Task details:
Quote all of the data that follows exactly as written, skipping the images.

— BEGIN Source data —

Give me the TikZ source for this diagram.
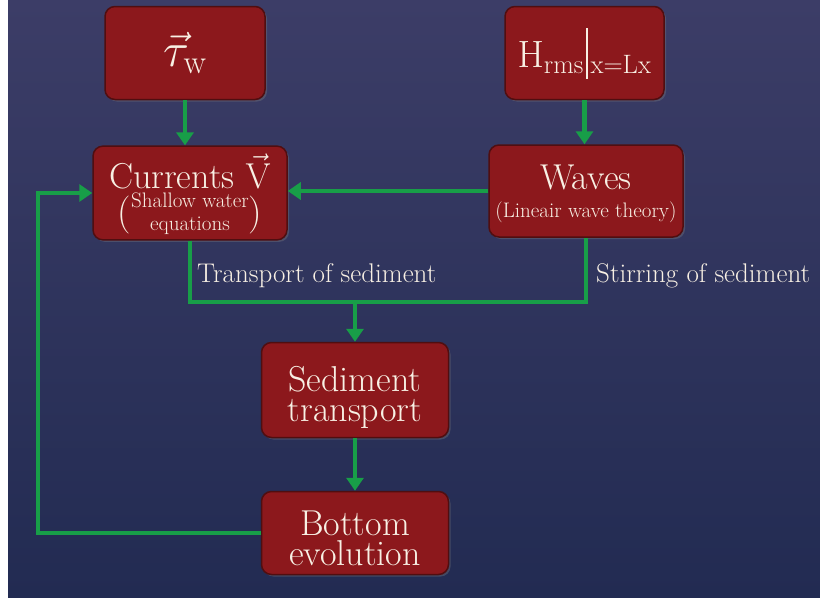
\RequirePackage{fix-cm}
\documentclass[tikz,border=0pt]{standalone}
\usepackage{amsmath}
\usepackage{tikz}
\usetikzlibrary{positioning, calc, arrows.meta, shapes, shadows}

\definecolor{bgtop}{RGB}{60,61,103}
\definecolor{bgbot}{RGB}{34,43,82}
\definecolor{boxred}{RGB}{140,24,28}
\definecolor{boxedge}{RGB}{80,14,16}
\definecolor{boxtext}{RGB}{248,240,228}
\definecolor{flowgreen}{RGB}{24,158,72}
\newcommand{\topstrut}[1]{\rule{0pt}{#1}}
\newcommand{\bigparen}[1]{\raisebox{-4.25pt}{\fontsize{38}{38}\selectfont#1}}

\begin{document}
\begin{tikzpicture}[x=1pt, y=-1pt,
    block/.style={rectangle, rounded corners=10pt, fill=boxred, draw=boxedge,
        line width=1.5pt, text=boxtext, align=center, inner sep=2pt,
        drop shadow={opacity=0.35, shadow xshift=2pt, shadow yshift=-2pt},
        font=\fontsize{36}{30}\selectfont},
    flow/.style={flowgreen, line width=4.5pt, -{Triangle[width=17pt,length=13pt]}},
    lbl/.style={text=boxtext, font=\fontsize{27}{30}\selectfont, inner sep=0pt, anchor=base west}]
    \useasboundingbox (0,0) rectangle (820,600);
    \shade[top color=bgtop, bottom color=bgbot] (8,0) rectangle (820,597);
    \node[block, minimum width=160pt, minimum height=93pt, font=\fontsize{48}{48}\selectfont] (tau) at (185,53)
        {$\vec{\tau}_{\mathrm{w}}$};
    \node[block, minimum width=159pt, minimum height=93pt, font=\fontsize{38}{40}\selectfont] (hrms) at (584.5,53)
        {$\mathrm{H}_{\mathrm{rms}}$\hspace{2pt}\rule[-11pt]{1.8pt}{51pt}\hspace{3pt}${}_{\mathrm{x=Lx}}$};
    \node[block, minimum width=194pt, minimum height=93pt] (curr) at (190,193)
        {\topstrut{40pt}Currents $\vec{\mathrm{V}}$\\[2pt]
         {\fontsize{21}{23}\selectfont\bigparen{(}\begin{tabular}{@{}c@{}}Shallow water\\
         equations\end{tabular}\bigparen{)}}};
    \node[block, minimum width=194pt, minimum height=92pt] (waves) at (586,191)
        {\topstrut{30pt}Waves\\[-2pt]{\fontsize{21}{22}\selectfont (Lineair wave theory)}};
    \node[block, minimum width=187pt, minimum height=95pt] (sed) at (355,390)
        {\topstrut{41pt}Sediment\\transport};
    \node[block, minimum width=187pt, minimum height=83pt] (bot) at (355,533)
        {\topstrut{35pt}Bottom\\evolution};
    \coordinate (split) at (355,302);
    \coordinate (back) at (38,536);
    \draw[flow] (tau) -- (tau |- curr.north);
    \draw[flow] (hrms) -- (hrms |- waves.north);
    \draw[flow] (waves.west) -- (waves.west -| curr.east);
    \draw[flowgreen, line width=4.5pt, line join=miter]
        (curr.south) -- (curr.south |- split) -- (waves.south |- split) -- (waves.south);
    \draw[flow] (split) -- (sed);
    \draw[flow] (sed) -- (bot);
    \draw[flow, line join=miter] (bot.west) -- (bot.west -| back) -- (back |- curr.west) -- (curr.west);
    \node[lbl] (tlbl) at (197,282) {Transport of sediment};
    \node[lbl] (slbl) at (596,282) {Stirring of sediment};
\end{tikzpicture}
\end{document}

— END Source data —

Solution for this exercise:
Give me the TikZ source for this diagram.
\RequirePackage{fix-cm}
\documentclass[tikz,border=0pt]{standalone}
\usepackage{amsmath}
\usepackage{tikz}
\usetikzlibrary{positioning, calc, arrows.meta, shapes, shadows}

\definecolor{bgtop}{RGB}{60,61,103}
\definecolor{bgbot}{RGB}{34,43,82}
\definecolor{boxred}{RGB}{140,24,28}
\definecolor{boxedge}{RGB}{80,14,16}
\definecolor{boxtext}{RGB}{248,240,228}
\definecolor{flowgreen}{RGB}{24,158,72}
\newcommand{\topstrut}[1]{\rule{0pt}{#1}}
\newcommand{\bigparen}[1]{\raisebox{-4.25pt}{\fontsize{38}{38}\selectfont#1}}

\begin{document}
\begin{tikzpicture}[x=1pt, y=-1pt,
    block/.style={rectangle, rounded corners=10pt, fill=boxred, draw=boxedge,
        line width=1.5pt, text=boxtext, align=center, inner sep=2pt,
        drop shadow={opacity=0.35, shadow xshift=2pt, shadow yshift=-2pt},
        font=\fontsize{36}{30}\selectfont},
    flow/.style={flowgreen, line width=4.5pt, -{Triangle[width=17pt,length=13pt]}},
    lbl/.style={text=boxtext, font=\fontsize{27}{30}\selectfont, inner sep=0pt, anchor=base west}]
    \useasboundingbox (0,0) rectangle (820,600);
    \shade[top color=bgtop, bottom color=bgbot] (8,0) rectangle (820,597);
    \node[block, minimum width=160pt, minimum height=93pt, font=\fontsize{48}{48}\selectfont] (tau) at (185,53)
        {$\vec{\tau}_{\mathrm{w}}$};
    \node[block, minimum width=159pt, minimum height=93pt, font=\fontsize{38}{40}\selectfont] (hrms) at (584.5,53)
        {$\mathrm{H}_{\mathrm{rms}}$\hspace{2pt}\rule[-11pt]{1.8pt}{51pt}\hspace{3pt}${}_{\mathrm{x=Lx}}$};
    \node[block, minimum width=194pt, minimum height=93pt] (curr) at (190,193)
        {\topstrut{40pt}Currents $\vec{\mathrm{V}}$\\[2pt]
         {\fontsize{21}{23}\selectfont\bigparen{(}\begin{tabular}{@{}c@{}}Shallow water\\
         equations\end{tabular}\bigparen{)}}};
    \node[block, minimum width=194pt, minimum height=92pt] (waves) at (586,191)
        {\topstrut{30pt}Waves\\[-2pt]{\fontsize{21}{22}\selectfont (Lineair wave theory)}};
    \node[block, minimum width=187pt, minimum height=95pt] (sed) at (355,390)
        {\topstrut{41pt}Sediment\\transport};
    \node[block, minimum width=187pt, minimum height=83pt] (bot) at (355,533)
        {\topstrut{35pt}Bottom\\evolution};
    \coordinate (split) at (355,302);
    \coordinate (back) at (38,536);
    \draw[flow] (tau) -- (tau |- curr.north);
    \draw[flow] (hrms) -- (hrms |- waves.north);
    \draw[flow] (waves.west) -- (waves.west -| curr.east);
    \draw[flowgreen, line width=4.5pt, line join=miter]
        (curr.south) -- (curr.south |- split) -- (waves.south |- split) -- (waves.south);
    \draw[flow] (split) -- (sed);
    \draw[flow] (sed) -- (bot);
    \draw[flow, line join=miter] (bot.west) -- (bot.west -| back) -- (back |- curr.west) -- (curr.west);
    \node[lbl] (tlbl) at (197,282) {Transport of sediment};
    \node[lbl] (slbl) at (596,282) {Stirring of sediment};
\end{tikzpicture}
\end{document}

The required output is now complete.